## [TASK DESCRIPTION]
Restate the listing below word for word, omitting any images.

########################################

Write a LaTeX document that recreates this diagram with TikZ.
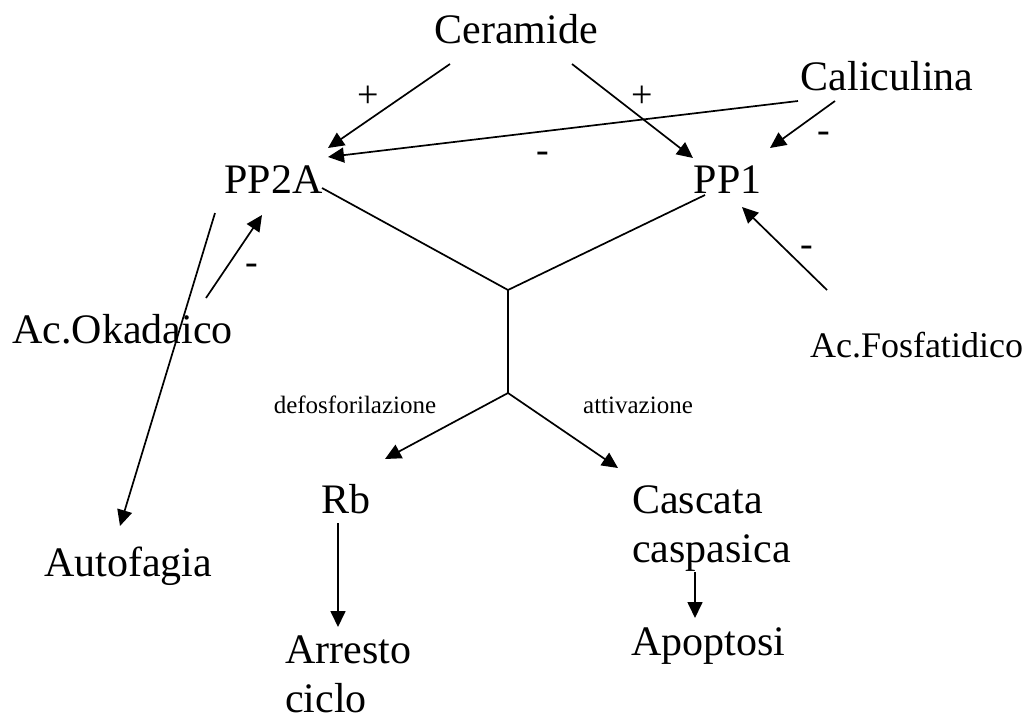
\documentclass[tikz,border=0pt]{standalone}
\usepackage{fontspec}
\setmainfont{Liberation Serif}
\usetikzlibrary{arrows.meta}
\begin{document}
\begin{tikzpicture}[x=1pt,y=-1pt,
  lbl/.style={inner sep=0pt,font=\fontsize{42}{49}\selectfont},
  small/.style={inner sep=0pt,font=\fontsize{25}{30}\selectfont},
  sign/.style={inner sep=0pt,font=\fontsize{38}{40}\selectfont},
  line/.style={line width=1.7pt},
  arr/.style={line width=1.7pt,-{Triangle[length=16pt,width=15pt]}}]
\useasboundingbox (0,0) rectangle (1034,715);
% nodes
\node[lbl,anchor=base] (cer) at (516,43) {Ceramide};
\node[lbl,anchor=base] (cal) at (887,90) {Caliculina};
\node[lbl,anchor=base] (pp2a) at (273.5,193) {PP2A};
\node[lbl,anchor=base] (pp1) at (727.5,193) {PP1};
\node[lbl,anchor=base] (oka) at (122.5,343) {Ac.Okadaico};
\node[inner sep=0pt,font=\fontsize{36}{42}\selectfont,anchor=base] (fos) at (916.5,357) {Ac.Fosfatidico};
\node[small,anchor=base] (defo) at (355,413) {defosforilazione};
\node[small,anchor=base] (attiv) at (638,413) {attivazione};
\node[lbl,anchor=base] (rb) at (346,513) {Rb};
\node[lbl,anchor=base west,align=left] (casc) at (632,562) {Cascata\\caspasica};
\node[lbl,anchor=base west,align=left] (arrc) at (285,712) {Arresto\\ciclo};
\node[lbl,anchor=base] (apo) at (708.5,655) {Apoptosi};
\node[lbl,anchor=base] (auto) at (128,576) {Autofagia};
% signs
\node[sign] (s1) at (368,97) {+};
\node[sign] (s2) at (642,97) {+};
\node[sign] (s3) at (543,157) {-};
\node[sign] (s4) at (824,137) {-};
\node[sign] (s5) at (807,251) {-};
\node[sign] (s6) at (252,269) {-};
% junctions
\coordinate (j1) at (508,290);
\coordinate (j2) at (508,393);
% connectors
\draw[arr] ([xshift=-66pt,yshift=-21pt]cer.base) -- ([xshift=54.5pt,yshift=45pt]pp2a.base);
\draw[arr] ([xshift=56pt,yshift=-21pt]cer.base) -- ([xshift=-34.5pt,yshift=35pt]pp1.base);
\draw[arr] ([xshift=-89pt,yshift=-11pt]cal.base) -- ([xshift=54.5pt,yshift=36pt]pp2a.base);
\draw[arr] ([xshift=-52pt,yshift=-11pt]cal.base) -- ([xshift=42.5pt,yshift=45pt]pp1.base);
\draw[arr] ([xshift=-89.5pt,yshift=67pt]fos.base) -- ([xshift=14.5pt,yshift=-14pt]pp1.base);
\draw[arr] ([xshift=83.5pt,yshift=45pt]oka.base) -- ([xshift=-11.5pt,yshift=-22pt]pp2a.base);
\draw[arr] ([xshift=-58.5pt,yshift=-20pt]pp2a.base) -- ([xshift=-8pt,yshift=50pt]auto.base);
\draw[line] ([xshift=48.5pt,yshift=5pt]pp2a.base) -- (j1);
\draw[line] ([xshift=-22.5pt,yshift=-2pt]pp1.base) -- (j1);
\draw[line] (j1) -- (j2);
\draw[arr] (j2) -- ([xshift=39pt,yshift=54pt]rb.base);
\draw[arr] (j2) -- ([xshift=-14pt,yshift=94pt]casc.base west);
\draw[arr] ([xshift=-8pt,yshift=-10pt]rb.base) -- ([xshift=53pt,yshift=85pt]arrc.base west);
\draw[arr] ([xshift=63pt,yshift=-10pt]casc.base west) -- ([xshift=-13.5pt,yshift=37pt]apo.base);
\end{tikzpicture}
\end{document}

########################################

## [TASK ANSWER]
Write a LaTeX document that recreates this diagram with TikZ.
\documentclass[tikz,border=0pt]{standalone}
\usepackage{fontspec}
\setmainfont{Liberation Serif}
\usetikzlibrary{arrows.meta}
\begin{document}
\begin{tikzpicture}[x=1pt,y=-1pt,
  lbl/.style={inner sep=0pt,font=\fontsize{42}{49}\selectfont},
  small/.style={inner sep=0pt,font=\fontsize{25}{30}\selectfont},
  sign/.style={inner sep=0pt,font=\fontsize{38}{40}\selectfont},
  line/.style={line width=1.7pt},
  arr/.style={line width=1.7pt,-{Triangle[length=16pt,width=15pt]}}]
\useasboundingbox (0,0) rectangle (1034,715);
% nodes
\node[lbl,anchor=base] (cer) at (516,43) {Ceramide};
\node[lbl,anchor=base] (cal) at (887,90) {Caliculina};
\node[lbl,anchor=base] (pp2a) at (273.5,193) {PP2A};
\node[lbl,anchor=base] (pp1) at (727.5,193) {PP1};
\node[lbl,anchor=base] (oka) at (122.5,343) {Ac.Okadaico};
\node[inner sep=0pt,font=\fontsize{36}{42}\selectfont,anchor=base] (fos) at (916.5,357) {Ac.Fosfatidico};
\node[small,anchor=base] (defo) at (355,413) {defosforilazione};
\node[small,anchor=base] (attiv) at (638,413) {attivazione};
\node[lbl,anchor=base] (rb) at (346,513) {Rb};
\node[lbl,anchor=base west,align=left] (casc) at (632,562) {Cascata\\caspasica};
\node[lbl,anchor=base west,align=left] (arrc) at (285,712) {Arresto\\ciclo};
\node[lbl,anchor=base] (apo) at (708.5,655) {Apoptosi};
\node[lbl,anchor=base] (auto) at (128,576) {Autofagia};
% signs
\node[sign] (s1) at (368,97) {+};
\node[sign] (s2) at (642,97) {+};
\node[sign] (s3) at (543,157) {-};
\node[sign] (s4) at (824,137) {-};
\node[sign] (s5) at (807,251) {-};
\node[sign] (s6) at (252,269) {-};
% junctions
\coordinate (j1) at (508,290);
\coordinate (j2) at (508,393);
% connectors
\draw[arr] ([xshift=-66pt,yshift=-21pt]cer.base) -- ([xshift=54.5pt,yshift=45pt]pp2a.base);
\draw[arr] ([xshift=56pt,yshift=-21pt]cer.base) -- ([xshift=-34.5pt,yshift=35pt]pp1.base);
\draw[arr] ([xshift=-89pt,yshift=-11pt]cal.base) -- ([xshift=54.5pt,yshift=36pt]pp2a.base);
\draw[arr] ([xshift=-52pt,yshift=-11pt]cal.base) -- ([xshift=42.5pt,yshift=45pt]pp1.base);
\draw[arr] ([xshift=-89.5pt,yshift=67pt]fos.base) -- ([xshift=14.5pt,yshift=-14pt]pp1.base);
\draw[arr] ([xshift=83.5pt,yshift=45pt]oka.base) -- ([xshift=-11.5pt,yshift=-22pt]pp2a.base);
\draw[arr] ([xshift=-58.5pt,yshift=-20pt]pp2a.base) -- ([xshift=-8pt,yshift=50pt]auto.base);
\draw[line] ([xshift=48.5pt,yshift=5pt]pp2a.base) -- (j1);
\draw[line] ([xshift=-22.5pt,yshift=-2pt]pp1.base) -- (j1);
\draw[line] (j1) -- (j2);
\draw[arr] (j2) -- ([xshift=39pt,yshift=54pt]rb.base);
\draw[arr] (j2) -- ([xshift=-14pt,yshift=94pt]casc.base west);
\draw[arr] ([xshift=-8pt,yshift=-10pt]rb.base) -- ([xshift=53pt,yshift=85pt]arrc.base west);
\draw[arr] ([xshift=63pt,yshift=-10pt]casc.base west) -- ([xshift=-13.5pt,yshift=37pt]apo.base);
\end{tikzpicture}
\end{document}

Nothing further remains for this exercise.